The fact is that monetary authorities have snapped up a record amount of financial assets in the year to date, the analysts noted in their weekly “Flow Show” note published late Thursday. That’s despite all the focus on the Federal Reserve’s plan to begin winding down its balance sheet and speculation the European Central Bank could be nearing the end of its bond-buying spree.
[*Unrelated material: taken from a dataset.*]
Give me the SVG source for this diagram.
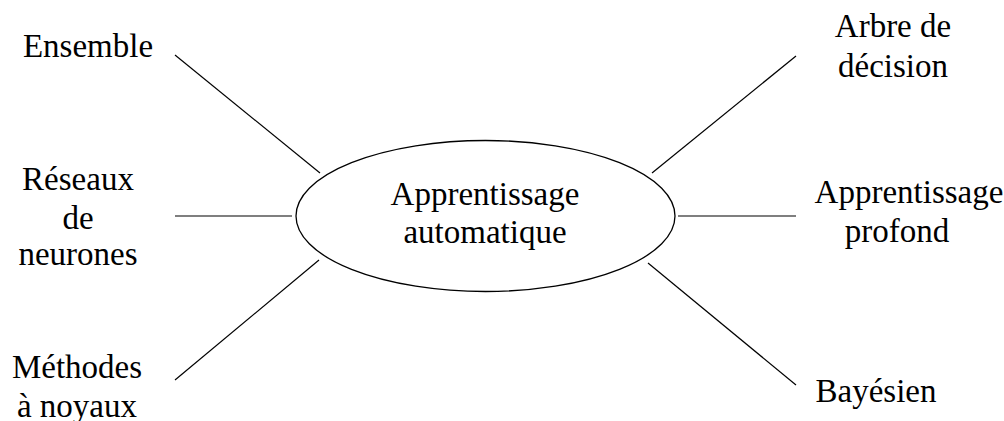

The ECB in December extended its bond-buying program to December 2017 from March, but said it would reduce the size of monthly purchases from 80 billion euros ($85.6 billion) to €60 billion beginning in April.
Declaring it the “only one flow that matters,” analysts led by Michael Hartnett observed that $1 trillion of financial assets bought by the European Central Bank and Bank of Japan year-to-date would equal a $3.6 trillion annualized pace, which would be the strongest since 2007 (see table below).
Hartnett and company argue that this continuing “liquidity supernova” remains the “best explanation” why global stocks and bonds are “both annualizing double-digit gains [year to date] despite Trump, Le Pen, China, macro…”
The S&P 500 SPX, -0.22% is up around 5.1% in the year to date, while the MSCI World Index, which tracks stocks across 23 developed market countries, is up 5.5%. The SPDR Bloomberg Barclays International Treasury Bond exchange-traded fund BWX, +0.07% is up 3.8% since the end of last year.